Todas las moscas son distintas. Pero el parentesco general entre ellas es innegable. Augusto Monterroso, gran experto en insectos, solía decir: “La mosca que hoy se posó en tu nariz es descendiente directa de la que se paró en la de Cleopatra”. El mundo de las moscas sin ley  siempre le atrajo y planeó una antología universal sobre ese enmarañado universo. Finalmente abandonó el proyecto porque vio que el volumen iba forzosamente a tener que ser infinito. Pero en Movimiento perpetuo ofreció a sus lectores una pequeña muestra de la historia mundial de las moscas. Movimiento perpetuo se iniciaba así: “Hay tres temas: el amor, la muerte y las moscas”. Un categórico comienzo para un libro inclasificable, escrito mucho antes de que hubiera tantos libros híbridos o inclasificables como ahora. En él, Monterroso zigzaguea de un género a otro, y pasa del ensayo al relato, y de éste a la digresión o el divertimiento. El zigzagueo está a la altura del mejor vuelo de la mejor mosca mundial. Los diferentes fragmentos están unidos por citas literarias en las que las moscas tienen su protagonismo. No hay un solo escritor profundo que no haya escrito alguna vez sobre las moscas. Ahí tenemos, por ejemplo, a Ludwig Wittgenstein, que escribió en Investigaciones filosóficas:  “¿Qué se propone uno con la filosofía? Enseñar a la mosca a escapar del frasco”.

A mi paso por Bogotá, entre varios controles policiales de cocaína y dinamita,  veo en el aeropuerto a una mujer que tiene una nariz como la de Cleopatra  (con el añadido de una peca de color castaño) y me acuerdo de la famosa frase de Pascal: “Si la nariz de Cleopatra hubiese sido más corta, la historia del mundo habría cambiado”

En verano las moscas humanas  se reúnen en  balnearios, apartamentos y hoteles. En su  pulcro concierto, bailan a medianoche. O atacan, sin uñas. Su zumbada  música es inconfundible. Marcel Proust decía que ellas componían pequeñas sinfonías que eran como la música de cámara del estío.

Escribo desde el Hotel Charleston de Cartagena de Indias. Aquí, frente al Pacífico y sitiado por moscas tropicales, rodeado de un mundo alucinante  de moscas sin ley,  encuentro amigos mallorquines y les hablo de Biel Mesquida, al que, poco antes de salir de Barcelona, vi en Saló de lectura, el formidable programa de Emilio Manzano.

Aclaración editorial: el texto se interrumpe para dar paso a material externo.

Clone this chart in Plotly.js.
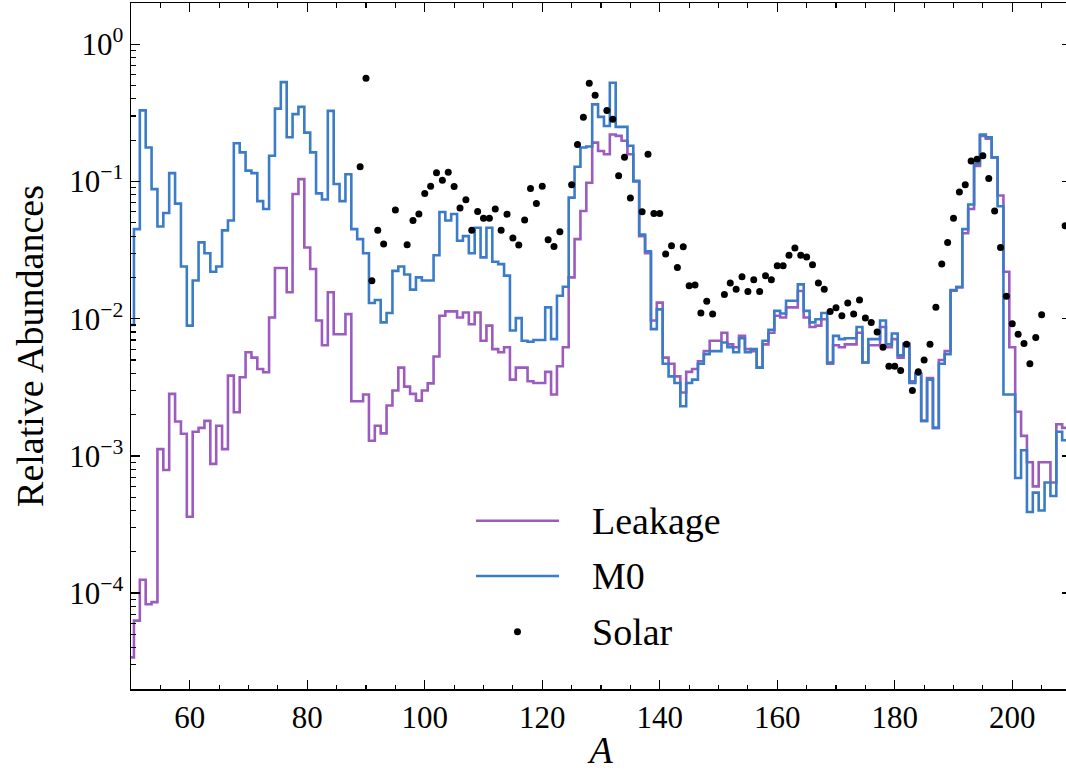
<!DOCTYPE html>
<html><head><meta charset="utf-8">
<script src="https://cdn.plot.ly/plotly-3.0.1.min.js"></script>
<style>html,body{margin:0;padding:0;overflow:hidden;background:#fff}</style>
</head><body><div id="chart"></div>
<script>
// Mass number A (one bin per integer A)
const massNumber = [50,51,52,53,54,55,56,57,58,59,60,61,62,63,64,65,66,67,68,69,70,71,72,73,74,75,76,77,78,79,80,81,82,83,84,85,86,87,88,89,90,91,92,93,94,95,96,97,98,99,100,101,102,103,104,105,106,107,108,109,110,111,112,113,114,115,116,117,118,119,120,121,122,123,124,125,126,127,128,129,130,131,132,133,134,135,136,137,138,139,140,141,142,143,144,145,146,147,148,149,150,151,152,153,154,155,156,157,158,159,160,161,162,163,164,165,166,167,168,169,170,171,172,173,174,175,176,177,178,179,180,181,182,183,184,185,186,187,188,189,190,191,192,193,194,195,196,197,198,199,200,201,202,203,204,205,206,207,208,209,210];

// Leakage model abundances
const leakage = [3.4e-5,6.3e-5,1.25e-4,8.3e-5,8.6e-5,1.12e-3,7.9e-4,2.83e-3,1.78e-3,1.45e-3,
3.6e-4,1.5e-3,1.6e-3,1.8e-3,8.75e-4,1.66e-3,1.12e-3,3.85e-3,2.08e-3,3.74e-3,
5.7e-3,5.2e-3,4.3e-3,4.07e-3,0.0102,0.0234,0.0234,0.0156,0.081,0.104,
0.033,0.023,0.0097,0.0064,0.0156,0.0077,0.0077,0.0108,0.0025,0.0025,
0.0028,0.00129,0.00166,0.00146,0.00233,0.0030,0.0044,0.0032,0.00283,0.00253,
0.0030,0.00338,0.0053,0.0105,0.0113,0.0113,0.0102,0.0111,0.0091,0.0111,
0.0069,0.0089,0.0060,0.0057,0.0062,0.0036,0.0044,0.0044,0.0035,0.0034,
0.0034,0.0041,0.0028,0.0045,0.0062,0.020,0.038,0.061,0.098,0.192,
0.167,0.158,0.22,0.215,0.198,0.158,0.100,0.040,0.030,0.0097,
0.0131,0.0052,0.0047,0.0038,0.0029,0.0041,0.0043,0.0049,0.0058,0.0069,
0.0069,0.0079,0.0065,0.0062,0.0075,0.0060,0.0058,0.0044,0.0065,0.0079,
0.0105,0.0102,0.0121,0.0121,0.0159,0.0102,0.0087,0.0089,0.0099,0.0047,
0.0064,0.0062,0.0065,0.0065,0.0079,0.0048,0.0064,0.0064,0.0087,0.0062,
0.0071,0.0052,0.0066,0.0035,0.0040,0.0018,0.0037,0.0016,0.0050,0.0058,
0.016,0.017,0.042,0.063,0.13,0.215,0.205,0.15,0.079,0.022,
0.0062,0.0021,0.0014,0.0009,0.0006,0.0009,0.0009,0.00064,0.0017,0.0016,0.0016];

// M0 model abundances
const m0 = [0.009,0.045,0.33,0.177,0.088,0.047,0.059,0.115,0.069,0.024,
0.0089,0.019,0.036,0.030,0.022,0.024,0.044,0.052,0.19,0.163,
0.12,0.115,0.072,0.063,0.154,0.34,0.53,0.21,0.31,0.35,
0.227,0.163,0.082,0.074,0.327,0.096,0.072,0.113,0.045,0.038,
0.030,0.013,0.0137,0.0094,0.011,0.0223,0.024,0.021,0.0163,0.020,
0.019,0.019,0.029,0.060,0.052,0.058,0.037,0.040,0.030,0.046,
0.028,0.046,0.026,0.025,0.0206,0.0082,0.0101,0.0069,0.0068,0.0070,
0.0070,0.0121,0.0071,0.0147,0.0171,0.0763,0.128,0.177,0.180,0.365,
0.296,0.254,0.525,0.25,0.25,0.182,0.101,0.041,0.031,0.0084,
0.0117,0.0047,0.0038,0.0034,0.0023,0.0034,0.0036,0.0047,0.0055,0.0058,
0.0058,0.0067,0.0062,0.0057,0.0072,0.0057,0.0060,0.0044,0.0069,0.0083,
0.0114,0.0109,0.0135,0.0135,0.0178,0.0114,0.0094,0.0099,0.011,0.0048,
0.0075,0.0071,0.0072,0.0072,0.0087,0.0048,0.0071,0.0071,0.0097,0.0065,
0.0078,0.0054,0.0065,0.0034,0.0039,0.0018,0.0036,0.0016,0.0047,0.0055,
0.0162,0.017,0.045,0.068,0.134,0.22,0.21,0.15,0.066,0.0028,
0.0028,0.00069,0.0011,0.00039,0.00054,0.00040,0.00064,0.00051,0.0015,0.0013,0.0013];

// Solar r-process abundances
const solarA = [89,90,91,92,93,95,97,98,99,100,101,102,103,104,105,106,107,108,109,110,111,112,113,114,115,116,117,118,119,120,121,122,123,125,126,127,128,129,131,132,133,134,135,137,138,139,140,141,142,143,144,145,146,147,148,149,151,152,153,154,155,156,157,158,159,160,161,162,163,164,165,166,167,168,169,170,171,172,173,174,175,176,177,178,179,180,181,182,183,184,185,186,187,188,189,190,191,192,193,194,195,196,197,198,199,200,201,202,203,204,205,209];
const solarAbund = [0.128,0.565,0.0189,0.0442,0.035,0.062,0.0346,0.052,0.058,0.0817,0.0924,0.1157,0.102,0.117,0.092,0.064,0.0735,0.0442,0.0604,0.054,0.054,0.063,0.0442,0.0578,0.0387,0.0344,0.0523,0.0889,0.069,0.0924,0.0376,0.0336,0.043,0.0945,0.186,0.294,0.52,0.425,0.329,0.284,0.11,0.150,0.0757,0.0601,0.158,0.0584,0.0584,0.0296,0.034,0.0236,0.0334,0.0174,0.0176,0.011,0.0134,0.0108,0.015,0.0182,0.0164,0.0202,0.0158,0.0192,0.0158,0.0206,0.0192,0.0243,0.0243,0.029,0.0327,0.029,0.0282,0.0247,0.0182,0.0164,0.0113,0.012,0.0105,0.013,0.0108,0.0137,0.0101,0.0094,0.008,0.0062,0.0045,0.0045,0.0042,0.0065,0.003,0.0041,0.005,0.0065,0.0121,0.025,0.036,0.054,0.084,0.0945,0.141,0.145,0.154,0.105,0.061,0.033,0.0146,0.0092,0.0077,0.0066,0.0047,0.0073,0.0107,0.0475];

const seriesNames = ['Leakage','M0','Solar'];
const seriesColors = ['#9b5bbf','#3a7cc7','#000000'];
const yTickVals = [1e-4,1e-3,1e-2,1e-1,1];
const yTickText = ['10<sup>\u22124</sup>','10<sup>\u22123</sup>','10<sup>\u22122</sup>','10<sup>\u22121</sup>','10<sup>0</sup>'];

const yMinor = [];
for (let e = -5; e <= 0; e++) for (let d = 2; d <= 9; d++) yMinor.push(d * Math.pow(10, e));

const FONT = 'Liberation Serif';

const traces = [
  {x: massNumber, y: leakage, type:'scatter', mode:'lines', name: seriesNames[0],
   line:{shape:'hvh', color: seriesColors[0], width:2.6}},
  {x: massNumber, y: m0, type:'scatter', mode:'lines', name: seriesNames[1],
   line:{shape:'hvh', color: seriesColors[1], width:2.6}},
  {x: solarA, y: solarAbund, type:'scatter', mode:'markers', name: seriesNames[2],
   marker:{color: seriesColors[2], size:7}}
];

// Legend (drawn in paper coordinates)
const legX0 = 0.367, legX1 = 0.4553, legTextX = 0.4883;
const legY = [0.2453, 0.1647, 0.0835];

const layout = {
  width: 1072, height: 771,
  margin: {l:131, r:1, t:3, b:82},
  paper_bgcolor:'#ffffff', plot_bgcolor:'#ffffff',
  showlegend:false,
  font:{family: FONT, color:'#000', size:31},
  xaxis:{
    range:[50,210], tick0:0, dtick:20,
    ticks:'inside', ticklen:9, tickwidth:1.3, tickcolor:'#000',
    showline:true, linecolor:'#000', linewidth:1.5, mirror:'ticks',
    showgrid:false, zeroline:false,
    tickfont:{size:31, family: FONT, color:'#000'},
    minor:{tick0:0, dtick:5, ticks:'inside', ticklen:4.5, tickwidth:1.1, tickcolor:'#000', showgrid:false},
    title:{text:'<i>A</i>', font:{size:38, family: FONT, color:'#000'}, standoff:6}
  },
  yaxis:{
    type:'log', range:[Math.log10(2e-5), Math.log10(2)],
    tickmode:'array', tickvals: yTickVals, ticktext: yTickText,
    ticks:'inside', ticklen:9, tickwidth:1.3, tickcolor:'#000',
    showline:true, linecolor:'#000', linewidth:1.5, mirror:'ticks',
    showgrid:false, zeroline:false,
    tickfont:{size:31, family: FONT, color:'#000'},
    minor:{tickmode:'array', tickvals: yMinor, ticks:'inside', ticklen:4.5, tickwidth:1.1, tickcolor:'#000', showgrid:false},
    title:{text:'Relative Abundances', font:{size:38, family: FONT, color:'#000'}, standoff:14}
  },
  shapes:[
    {type:'line', xref:'paper', yref:'paper', x0:legX0, x1:legX1, y0:legY[0], y1:legY[0], line:{color:seriesColors[0], width:2.6}},
    {type:'line', xref:'paper', yref:'paper', x0:legX0, x1:legX1, y0:legY[1], y1:legY[1], line:{color:seriesColors[1], width:2.6}},
    {type:'circle', xref:'paper', yref:'paper', xsizemode:'pixel', ysizemode:'pixel',
     xanchor:(legX0+legX1)/2, yanchor:legY[2], x0:-3.5, x1:3.5, y0:-3.5, y1:3.5,
     fillcolor:'#000', line:{width:0}}
  ],
  annotations: seriesNames.map((n,i)=>({
    xref:'paper', yref:'paper', x:legTextX, y:legY[i], xanchor:'left', yanchor:'middle',
    text:n, showarrow:false, font:{size:38, family: FONT, color:'#000'}
  }))
};

Plotly.newPlot('chart', traces, layout, {staticPlot:true, displayModeBar:false});
</script>
</body></html>
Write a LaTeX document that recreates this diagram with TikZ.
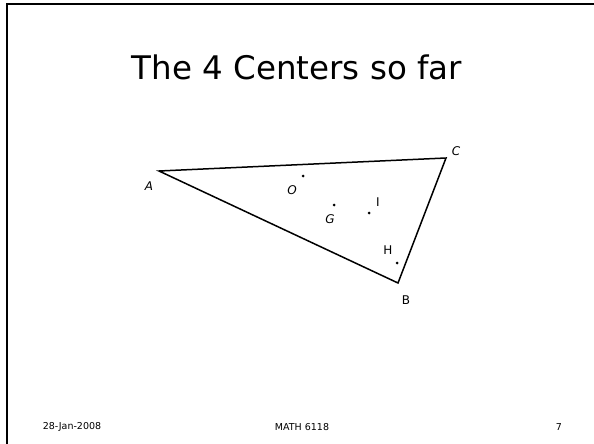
\documentclass[tikz,border=0pt]{standalone}
\usepackage{fontspec}
\setmainfont{DejaVu Sans}
\begin{document}
\begin{tikzpicture}[x=1pt,y=-1pt,
  tri/.style={line width=1.5pt,line join=miter},
  pt/.style={circle,fill=black,inner sep=0pt,minimum size=3pt},
  lab/.style={font=\fontsize{12}{14}\selectfont,inner sep=0pt},
  ilab/.style={lab,font=\fontsize{12}{14}\selectfont\itshape},
  foot/.style={font=\fontsize{9.5}{11}\selectfont,inner sep=0pt},
  frame/.style={line width=2pt}]
\useasboundingbox (0,0) rectangle (594,444);
\draw[frame] (7,444) -- (7,4) -- (594,4);
\node[font=\fontsize{32.5}{38}\selectfont,inner sep=0pt,anchor=base] (title) at (297,80) {The 4 Centers so far};
\coordinate (A) at (159,171);
\coordinate (B) at (398,283);
\coordinate (C) at (446,158);
\draw[tri] (A) -- (C) -- (B) -- cycle;
\node[ilab] (la) at (149,186) {A};
\node[lab] (lb) at (406,300) {B};
\node[ilab] (lc) at (456,151) {C};
\node[pt] (O) at (303,176) {};
\node[ilab] (lo) at (292,190) {O};
\node[pt] (G) at (334,205) {};
\node[ilab] (lg) at (330,219) {G};
\node[pt] (I) at (369,213) {};
\node[lab] (li) at (378,202) {I};
\node[pt] (H) at (397,263) {};
\node[lab] (lh) at (388,250) {H};
\node[foot] (date) at (72,427) {28-Jan-2008};
\node[foot] (course) at (302,427) {MATH 6118};
\node[foot] (page) at (559,427) {7};
\end{tikzpicture}
\end{document}
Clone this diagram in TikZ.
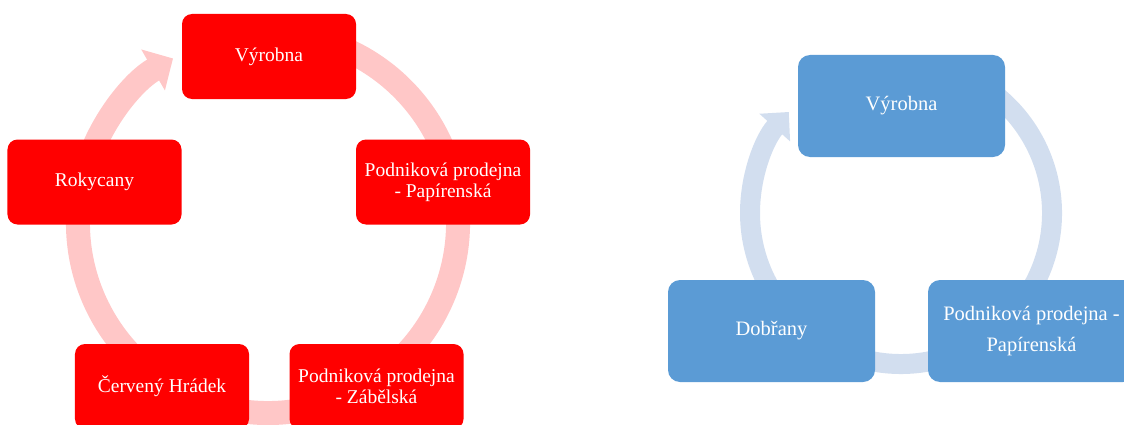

Les explico a los mallorquines que en su nuevo libro, Els detalls del mon, Mesquida  ha llevado a cabo un implacable retrato moral de Mallorca. Me miran como si mi  nariz fuera la de Cleopatra.  Su escritura sensorial, les digo,  está pensada  para lectores que lean con todo el cuerpo. El libro apuesta fuerte y brillantemente por el fragmento, como si quisiera descubrir el secreto del mar meditando sobre gotas de rocío. Contiene ochenta píldoras, ochenta  gotas de escarcha con las que el autor confía en dar a los lectores una energía saludable. Si en la sopas siempre hay una mosca, Els detalls del mon  también tiene la suya. La mosca está en la página 87 y escala la cima de un pastelito de té. Aquí, en Cartagena de Indias,  los pastelitos son pastelazos, el sol calienta y  las moscas  se beben  nuestro ron.

“¿Alguien oyó alguna vez toser a las moscas?”, preguntaban los hermanos Grimm en un cuento que leí de niño y cuyo título he olvidado, pero no así  aquella pregunta  que me ha acompañado siempre y me persigue ahora aquí en esta terraza del Charleston mientras una mosca me zumba por la oreja y trata de posarse sobre mi nariz. Un serio incordio hasta que comienza a ahogarse imprevistamente en un zumo de tomate. La remato de forma criminal, la mato con  toneladas de sal y  pimienta. No soy Cleopatra, me digo satisfecho. La mosca ha muerto, a las doce y cinco de la mañana.